Art on Display at College Library

December 3, 2012

Artwork by UW-Madison students has recently been installed on the 2nd floor of College Library. Jennika Bastian, an undergraduate art student, and Jessica Ruiz, a graduate student in the School of Education, each have four paintings on display. Jennika’s pieces, noted for their emphatic, swirling lines and muted colors, often feature dream-like images. As she notes, “I am interested in creating a visual representation of the fragmented gap: between memories, scenes and states of consciousness, and the fleeting moment that this space closes and we come to a state of utter awareness.”

She has been influenced by the fact that at the age of six she discovered how to lucid dream (e.g., become aware within a dream that one is actually dreaming).  She goes on, “What I was really intrigued by, night after night, was the incomprehensible amount of detail one’s mind can create. It is moments like these, when one has those fleeting and aching realizations of how absolutely magnificently beautiful everything is, that we return to our child-like state of utter wonder.”  In her art she obtains “the majority of my inspiration from observing tiny details and imperfections.”

The work of Jessica Ruiz, on the other hand, is more informed by the theory of natural history which can be seen in her whimsical portraits of sheep.  As she notes, “I make paintings of animals by investigating the animal form and the painting medium as a depiction of loss, boundaries and diffusion.
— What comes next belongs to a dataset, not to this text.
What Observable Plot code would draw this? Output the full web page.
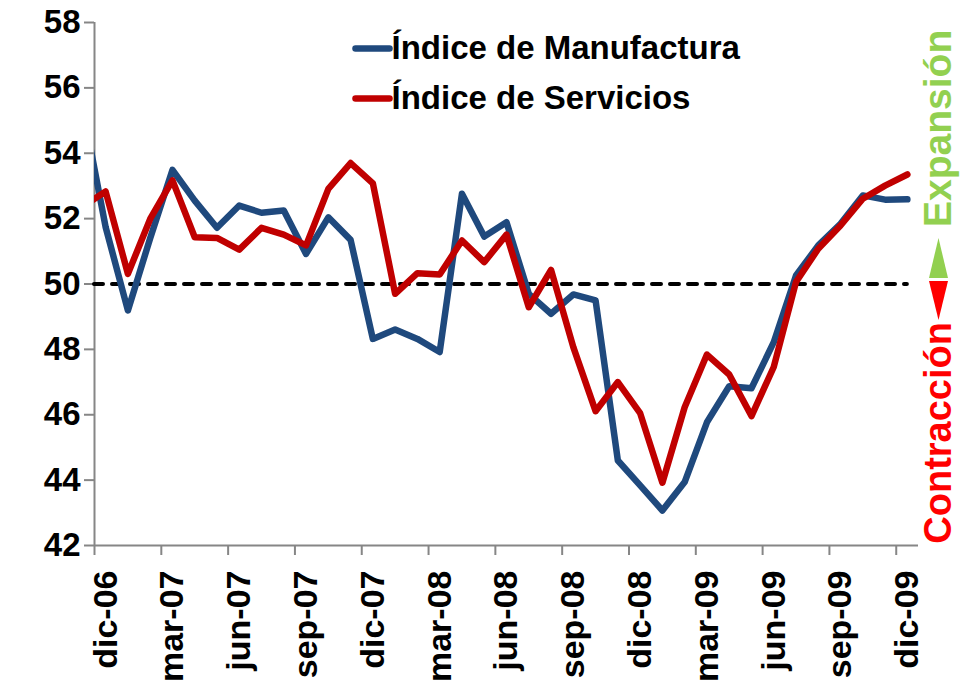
<!DOCTYPE html>
<html>
<head>
<meta charset="utf-8">
<script src="https://cdn.jsdelivr.net/npm/d3@7"></script>
<script src="https://cdn.jsdelivr.net/npm/@observablehq/plot@0.6"></script>
<style>
  html, body { margin: 0; padding: 0; background: #ffffff; }
  #chart { width: 967px; height: 690px; }
</style>
</head>
<body>
<div id="chart"></div>
<script>
// Months (first one, nov-06, lies left of the axis and is clipped)
const months = ["nov-06","dic-06","ene-07","feb-07","mar-07","abr-07","may-07","jun-07","jul-07","ago-07","sep-07","oct-07","nov-07",
  "dic-07","ene-08","feb-08","mar-08","abr-08","may-08","jun-08","jul-08","ago-08","sep-08","oct-08","nov-08",
  "dic-08","ene-09","feb-09","mar-09","abr-09","may-09","jun-09","jul-09","ago-09","sep-09","oct-09","nov-09","dic-09"];

const manufactura = [55.3, 51.74, 49.19, 51.4, 53.49, 52.55, 51.72, 52.40, 52.18, 52.25, 50.92, 52.04, 51.35,
  48.32, 48.61, 48.32, 47.92, 52.76, 51.45, 51.89, 49.70, 49.09, 49.68, 49.50, 44.60,
  43.84, 43.07, 43.94, 45.77, 46.87, 46.81, 48.22, 50.26, 51.18, 51.84, 52.71, 52.58, 52.59];

const servicios = [52.39, 52.83, 50.31, 51.99, 53.17, 51.43, 51.41, 51.05, 51.72, 51.51, 51.18, 52.91, 53.70,
  53.08, 49.70, 50.33, 50.29, 51.33, 50.67, 51.51, 49.29, 50.43, 48.07, 46.11, 47.00,
  46.05, 43.92, 46.23, 47.84, 47.23, 45.96, 47.46, 50.06, 51.08, 51.79, 52.61, 53.01, 53.35];

const tickLabels = ["dic-06","mar-07","jun-07","sep-07","dic-07","mar-08","jun-08","sep-08","dic-08","mar-09","jun-09","sep-09","dic-09"];
const yTicks = [42, 44, 46, 48, 50, 52, 54, 56, 58];
const seriesNames = ["Índice de Manufactura", "Índice de Servicios"];
const umbral = 50;
const zoneLabels = ["Expansión", "Contracción"];

const blue = "#1F497D";
const red = "#C00000";
const gray = "#868686";
const FONT = "'Liberation Sans', Arial, Helvetica, sans-serif";

// position: dic-06 = 0
const pos = (m) => months.indexOf(m) - 1;
const rows = months.map((m, i) => ({m, x: i - 1, manu: manufactura[i], serv: servicios[i]}));
const tickBoundaries = tickLabels.map((m) => pos(m) - 0.5);
const xMin = pos(tickLabels[0]) - 0.5;
const xMax = pos(tickLabels[tickLabels.length - 1]) + 0.5;
const lastX = pos(months[months.length - 1]);

const legendLine = {draw(ctx) { ctx.moveTo(-17, 0); ctx.lineTo(17, 0); }};
const upTri = {draw(ctx) { ctx.moveTo(0, -46); ctx.lineTo(9.5, -6); ctx.lineTo(-9.5, -6); ctx.closePath(); }};
const downTri = {draw(ctx) { ctx.moveTo(-9.5, -3); ctx.lineTo(9.5, -3); ctx.lineTo(0, 36); ctx.closePath(); }};

const chart = Plot.plot({
  width: 967,
  height: 690,
  marginLeft: 94,
  marginRight: 49,
  marginTop: 22,
  marginBottom: 145,
  style: {fontFamily: FONT, background: "#ffffff", color: "black"},
  x: {type: "linear", domain: [xMin, xMax], axis: null},
  y: {domain: [yTicks[0], yTicks[yTicks.length - 1]], axis: null},
  marks: [
    // y axis
    Plot.axisY({ticks: yTicks, tickSize: 10, tickPadding: 4, stroke: gray, strokeWidth: 2,
      fill: "black", fontSize: 33, fontWeight: "bold", label: null, tickFormat: (d) => String(d)}),
    Plot.ruleX([xMin], {stroke: gray, strokeWidth: 2}),
    // x axis
    Plot.axisX({ticks: tickBoundaries, tickSize: 10, stroke: gray, strokeWidth: 2, tickFormat: () => "", label: null}),
    Plot.ruleY([yTicks[0]], {stroke: gray, strokeWidth: 2}),
    Plot.text(tickLabels, {x: pos, text: (d) => d, frameAnchor: "bottom", rotate: -90, textAnchor: "end",
      lineAnchor: "middle", dy: 25, fontSize: 34, fontWeight: "bold", fill: "black"}),
    // 50 threshold
    Plot.ruleY([umbral], {x1: xMin, x2: lastX, stroke: "black", strokeWidth: 4, strokeDasharray: "9,9", strokeLinecap: "round"}),
    // series
    Plot.line(rows, {x: "x", y: "manu", stroke: blue, strokeWidth: 6.5, strokeLinejoin: "round", strokeLinecap: "round", clip: true}),
    Plot.line(rows, {x: "x", y: "serv", stroke: red, strokeWidth: 6.5, strokeLinejoin: "round", strokeLinecap: "round", clip: true}),
    // legend
    Plot.dot([seriesNames[0]], {frameAnchor: "top-left", dx: 278, dy: 26, symbol: legendLine, fill: "none", stroke: blue, strokeWidth: 6.5, strokeLinecap: "round"}),
    Plot.dot([seriesNames[1]], {frameAnchor: "top-left", dx: 278, dy: 76, symbol: legendLine, fill: "none", stroke: red, strokeWidth: 6.5, strokeLinecap: "round"}),
    Plot.text([seriesNames[0]], {frameAnchor: "top-left", dx: 297, dy: 26, text: (d) => d, textAnchor: "start", lineAnchor: "middle", fontSize: 33, fontWeight: "bold", fill: "black"}),
    Plot.text([seriesNames[1]], {frameAnchor: "top-left", dx: 297, dy: 76, text: (d) => d, textAnchor: "start", lineAnchor: "middle", fontSize: 33, fontWeight: "bold", fill: "black"}),
    // expansion / contraction markers
    Plot.dot([umbral], {y: (d) => d, frameAnchor: "right", dx: 20, symbol: upTri, fill: "#92D050", stroke: "none"}),
    Plot.dot([umbral], {y: (d) => d, frameAnchor: "right", dx: 20, symbol: downTri, fill: "#FF0000", stroke: "none"}),
    Plot.text([zoneLabels[0]], {y: () => umbral, frameAnchor: "right", dx: 20, dy: -57, text: (d) => d, rotate: -90,
      textAnchor: "start", lineAnchor: "middle", fontSize: 39, fontWeight: "bold", fill: "#92D050"}),
    Plot.text([zoneLabels[1]], {y: () => umbral, frameAnchor: "right", dx: 20, dy: 38, text: (d) => d, rotate: -90,
      textAnchor: "end", lineAnchor: "middle", fontSize: 38, fontWeight: "bold", fill: "#FF0000"})
  ]
});
document.getElementById("chart").appendChild(chart);
</script>
</body>
</html>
Animals are no longer experienced in human life as they once were in the past and this means there is no longer a natural order in human psychology. The natural order of human psychology is eclipsed by the technological advancement made in the past few centuries.”

As an archaeologist of painting styles, Jessica investigates the medium of painting “by meandering through styles of naive art, child art and expressionism.”  Because, as she points out, “These dead styles are the boundaries of formal painting problems and I am … discovering these boundaries and resuscitating the formal elements within each.”

Please stop by the 2nd floor center of College Library to view these provocative works.  In addition, several art pieces featured in the recent issue of Illumination: The Undergraduate Journal of Humanities are now on display in Open Book.